Créer la musique… d’un film d’horreur !

Le bruit du vent dans les arbres, le grincement d’une porte, des cris… Les sons ont la capacité de provoquer une sensation d’étrangeté et d’instaurer un climat anxiogène. Dans les films d’horreur, au-delà de l’image, la bande sonore joue ainsi un rôle crucial : c’est elle qui crée l’ambiance glaçante, induit le suspens, annonce une scène inquiétante ou violente… Si l’on pense à la tension créée par le thème de « Les Dents de la Mer » ou à la musique stridente de « Psychose », on réalise que certains films possèdent une véritable identité sonore.

Mais quelles astuces musicales sont utilisées pour donner la chair de poule ? Comment la musique a-t-elle évolué dans les films d’épouvante ? Petit éclairage sur ces aspects ténébreux, avec l’aide de Thierry Besançon, professeur de batterie et percussion à l’EML, et du cours à option La nuit de l’épouvante.

Il était une fois, la musique du film d’horreur…

A l’époque du cinéma muet, on utilise des extraits sombres ou menaçants de la musique classique pour accompagner les films d’horreur. Par exemple, la Toccata et fugue en ré mineur de Jean-Sébastien Bach est une œuvre à l’orgue datant de 1707, mais le climat inquiétant que provoquent ses premières notes expliquent sans doute pourquoi elle a été utilisée dans de nombreux films, dont le Fantasia de 1940 ou La Famille Adams. Pour beaucoup, elle est désormais associée à un imaginaire de château hanté et de décor funèbre.

Extrait musical de la Toccata et fugue en ré mineur de Jean-Sébastien Bach 

 

Puis, avec l’arrivée du son, le cinéma offre la possibilité d’enregistrer des compositions spécifiques adaptées et synchronisées aux images. Une des premières musiques spécialement composée pour un film est écrite par Camille Saint-Saëns (auteur du célèbre Carnaval des animaux) pour « L’Assassinat du Duc de Guise » en 1908. Par la suite, de nombreux compositeurs de formation classique comme Henry Mancini (auteur du thème de « La Panthère rose ») ou Bernard Herrmann (« Psychose »), gagneront leurs lettres de noblesse en composant pour le cinéma de science-fiction et d’horreur.

Comment la musique peut-elle nous faire peur ?

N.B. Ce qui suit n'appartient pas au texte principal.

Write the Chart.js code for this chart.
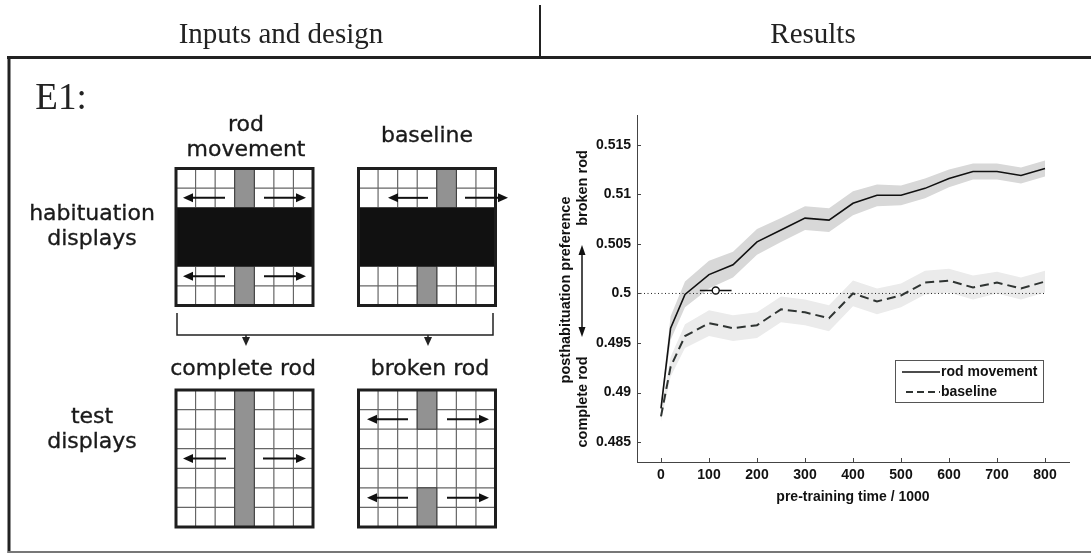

La bande-son joue un rôle majeur pour créer l’ambiance d’une scène et faire monter la tension. En cours de montage, de nombreux sons peuvent être ajoutés à l’image, comme des chants d’oiseaux, un orage au loin, de l’eau qui coule. Ces effets subtils, inconsciemment perçus par le spectateur, donnent du relief au film.

Puis, il y a la musique à proprement parler dont les différents usages sont soigneusement pensés pour accompagner l’image et créer les bons effets au bon moment. Pensons par exemple au grand classique de la surprise causée par la soudaineté d’une séquence visuelle d’une fraction de seconde, associée à un effet sonore. Frayeur assurée !

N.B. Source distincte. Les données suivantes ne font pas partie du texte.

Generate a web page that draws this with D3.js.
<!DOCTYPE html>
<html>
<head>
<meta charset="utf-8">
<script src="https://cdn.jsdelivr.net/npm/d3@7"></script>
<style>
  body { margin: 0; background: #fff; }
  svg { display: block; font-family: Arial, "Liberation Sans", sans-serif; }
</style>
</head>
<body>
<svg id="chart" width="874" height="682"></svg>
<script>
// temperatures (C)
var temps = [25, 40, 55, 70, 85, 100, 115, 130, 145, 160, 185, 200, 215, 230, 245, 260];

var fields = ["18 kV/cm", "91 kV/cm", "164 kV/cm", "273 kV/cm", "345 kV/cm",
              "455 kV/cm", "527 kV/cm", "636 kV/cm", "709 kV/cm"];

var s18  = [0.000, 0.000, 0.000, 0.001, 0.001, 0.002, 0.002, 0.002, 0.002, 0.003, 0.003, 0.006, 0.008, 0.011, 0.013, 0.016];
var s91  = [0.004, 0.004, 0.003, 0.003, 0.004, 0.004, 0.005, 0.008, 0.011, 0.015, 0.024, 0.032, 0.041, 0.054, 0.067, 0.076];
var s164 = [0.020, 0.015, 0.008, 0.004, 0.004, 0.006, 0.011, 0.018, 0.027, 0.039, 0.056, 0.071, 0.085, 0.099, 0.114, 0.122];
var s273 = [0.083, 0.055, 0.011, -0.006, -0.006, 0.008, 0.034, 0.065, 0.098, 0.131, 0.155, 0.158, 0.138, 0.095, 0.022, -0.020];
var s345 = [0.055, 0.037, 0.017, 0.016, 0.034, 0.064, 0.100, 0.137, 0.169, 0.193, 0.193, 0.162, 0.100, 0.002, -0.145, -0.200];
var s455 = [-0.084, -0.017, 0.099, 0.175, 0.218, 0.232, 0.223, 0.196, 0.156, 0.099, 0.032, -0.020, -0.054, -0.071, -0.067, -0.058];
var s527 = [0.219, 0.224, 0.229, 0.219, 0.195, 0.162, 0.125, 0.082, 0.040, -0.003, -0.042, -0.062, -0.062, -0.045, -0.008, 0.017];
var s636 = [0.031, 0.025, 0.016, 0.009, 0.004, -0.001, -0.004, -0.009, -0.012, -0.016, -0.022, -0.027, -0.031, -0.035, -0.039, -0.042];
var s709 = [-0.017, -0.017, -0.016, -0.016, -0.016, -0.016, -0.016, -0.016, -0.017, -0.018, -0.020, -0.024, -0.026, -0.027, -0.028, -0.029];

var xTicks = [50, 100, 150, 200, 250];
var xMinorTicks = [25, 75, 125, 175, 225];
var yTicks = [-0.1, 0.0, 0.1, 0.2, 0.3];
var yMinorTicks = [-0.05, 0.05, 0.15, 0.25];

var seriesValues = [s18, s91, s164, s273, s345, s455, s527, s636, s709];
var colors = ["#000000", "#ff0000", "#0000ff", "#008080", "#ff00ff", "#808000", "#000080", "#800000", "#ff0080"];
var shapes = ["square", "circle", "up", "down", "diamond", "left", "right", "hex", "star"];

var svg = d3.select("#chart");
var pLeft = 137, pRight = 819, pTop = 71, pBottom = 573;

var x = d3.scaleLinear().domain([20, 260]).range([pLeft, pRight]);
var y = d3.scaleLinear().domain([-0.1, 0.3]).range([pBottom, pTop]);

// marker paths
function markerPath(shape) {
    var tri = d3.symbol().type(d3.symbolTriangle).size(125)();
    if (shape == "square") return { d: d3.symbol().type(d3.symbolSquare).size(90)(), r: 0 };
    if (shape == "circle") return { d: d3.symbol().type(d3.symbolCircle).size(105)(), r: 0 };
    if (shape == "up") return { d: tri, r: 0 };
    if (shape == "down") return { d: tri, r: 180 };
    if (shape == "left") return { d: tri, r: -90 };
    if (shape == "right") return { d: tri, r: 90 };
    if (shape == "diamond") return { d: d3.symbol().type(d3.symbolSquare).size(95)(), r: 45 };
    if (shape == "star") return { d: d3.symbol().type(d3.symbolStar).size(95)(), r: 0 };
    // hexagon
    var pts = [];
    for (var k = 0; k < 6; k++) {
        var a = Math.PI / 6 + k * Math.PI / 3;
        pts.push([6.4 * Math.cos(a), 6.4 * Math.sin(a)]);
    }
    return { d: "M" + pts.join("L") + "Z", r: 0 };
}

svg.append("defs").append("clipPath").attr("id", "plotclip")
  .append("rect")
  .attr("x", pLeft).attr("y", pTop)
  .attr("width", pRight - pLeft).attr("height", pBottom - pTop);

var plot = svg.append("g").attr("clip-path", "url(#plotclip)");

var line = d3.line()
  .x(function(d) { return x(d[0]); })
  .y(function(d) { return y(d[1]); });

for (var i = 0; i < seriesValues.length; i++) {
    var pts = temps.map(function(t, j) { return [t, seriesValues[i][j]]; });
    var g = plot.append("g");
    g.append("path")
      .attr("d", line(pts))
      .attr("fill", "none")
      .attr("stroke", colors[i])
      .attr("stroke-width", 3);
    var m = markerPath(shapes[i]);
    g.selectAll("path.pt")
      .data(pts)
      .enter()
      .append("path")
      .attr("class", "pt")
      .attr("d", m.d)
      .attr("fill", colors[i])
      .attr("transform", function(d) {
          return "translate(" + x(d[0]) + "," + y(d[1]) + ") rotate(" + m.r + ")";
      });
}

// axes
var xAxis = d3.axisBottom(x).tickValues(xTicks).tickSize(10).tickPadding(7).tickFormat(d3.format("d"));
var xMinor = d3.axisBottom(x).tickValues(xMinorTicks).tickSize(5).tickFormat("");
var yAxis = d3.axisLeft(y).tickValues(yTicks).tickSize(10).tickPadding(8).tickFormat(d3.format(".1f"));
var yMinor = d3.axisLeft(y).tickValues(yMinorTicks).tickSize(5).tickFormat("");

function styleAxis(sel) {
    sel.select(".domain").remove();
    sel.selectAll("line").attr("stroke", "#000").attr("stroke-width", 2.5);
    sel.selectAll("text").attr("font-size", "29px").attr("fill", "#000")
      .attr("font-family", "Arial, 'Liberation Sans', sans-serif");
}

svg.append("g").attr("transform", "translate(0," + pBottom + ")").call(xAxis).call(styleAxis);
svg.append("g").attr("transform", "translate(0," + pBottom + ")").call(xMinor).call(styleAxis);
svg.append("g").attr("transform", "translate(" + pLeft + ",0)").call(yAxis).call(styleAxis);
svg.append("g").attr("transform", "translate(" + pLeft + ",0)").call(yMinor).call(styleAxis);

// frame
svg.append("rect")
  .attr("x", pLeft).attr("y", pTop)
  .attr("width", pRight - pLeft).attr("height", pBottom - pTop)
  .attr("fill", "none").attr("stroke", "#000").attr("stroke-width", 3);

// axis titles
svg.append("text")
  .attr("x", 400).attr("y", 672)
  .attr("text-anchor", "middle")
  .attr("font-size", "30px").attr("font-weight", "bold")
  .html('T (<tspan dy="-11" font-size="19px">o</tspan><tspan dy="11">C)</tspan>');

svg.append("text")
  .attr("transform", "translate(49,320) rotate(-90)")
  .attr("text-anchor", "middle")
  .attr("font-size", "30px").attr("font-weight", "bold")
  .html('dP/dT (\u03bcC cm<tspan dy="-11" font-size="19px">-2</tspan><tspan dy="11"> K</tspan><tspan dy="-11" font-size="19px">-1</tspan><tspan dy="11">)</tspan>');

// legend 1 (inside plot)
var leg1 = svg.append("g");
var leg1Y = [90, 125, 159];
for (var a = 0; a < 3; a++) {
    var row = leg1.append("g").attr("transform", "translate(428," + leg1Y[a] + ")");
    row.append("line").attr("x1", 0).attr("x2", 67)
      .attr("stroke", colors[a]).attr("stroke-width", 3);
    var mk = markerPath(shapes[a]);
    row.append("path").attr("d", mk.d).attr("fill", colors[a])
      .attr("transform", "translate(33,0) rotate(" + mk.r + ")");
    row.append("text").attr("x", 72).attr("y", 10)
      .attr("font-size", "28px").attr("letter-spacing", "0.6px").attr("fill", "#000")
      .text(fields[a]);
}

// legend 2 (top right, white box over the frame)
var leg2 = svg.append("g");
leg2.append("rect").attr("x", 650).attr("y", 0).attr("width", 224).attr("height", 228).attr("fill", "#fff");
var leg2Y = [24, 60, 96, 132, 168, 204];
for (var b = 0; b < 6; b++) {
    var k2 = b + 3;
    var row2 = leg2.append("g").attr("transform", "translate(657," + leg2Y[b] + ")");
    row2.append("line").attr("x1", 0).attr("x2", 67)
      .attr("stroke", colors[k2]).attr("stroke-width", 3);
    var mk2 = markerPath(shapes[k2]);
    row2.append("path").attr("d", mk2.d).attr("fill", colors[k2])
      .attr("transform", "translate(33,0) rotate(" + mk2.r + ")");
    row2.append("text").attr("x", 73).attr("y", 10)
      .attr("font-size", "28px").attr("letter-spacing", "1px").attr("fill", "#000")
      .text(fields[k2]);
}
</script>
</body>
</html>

On retrouve par ailleurs quelques « ingrédients » imparables pour constituer la base d’une musique anxiogène. L’association de tonalités mineures et d’une dissonance sans résolution produit une contrariété entre les notes, une impression d’instabilité musicale, véhiculant un sentiment de malaise et de tension. La répétition, elle, prolonge l’angoisse de manière interminable et instaure l’effet d’une voie sans issue*. Autre élément-clé de la tension : le silence. Cet élément non-musical indique au spectateur quand il peut se sentir rassuré, tandis que la musique renseigne sur les moments d’action. Un jeu de tension et de relâchement essentiel dans la création d’un sentiment d’angoisse.

La nuit de l’épouvante de l’EML

Un manoir, un dédale de pièces, des bustes sculptés, de vieux tableaux et une cave aussi vaste qu’un labyrinthe : le décor était planté à Ribaupierre pour accueillir La nuit de l’épouvante de l’EML. Cet événement propose aux spectateurs de se plonger dans un vieux film d’horreur (une version raccourcie, avec des scènes sélectionnées), dont la bande musicale est jouée en direct par les élèves, mais aussi de visiter le manoir décoré et hanté pour l’occasion.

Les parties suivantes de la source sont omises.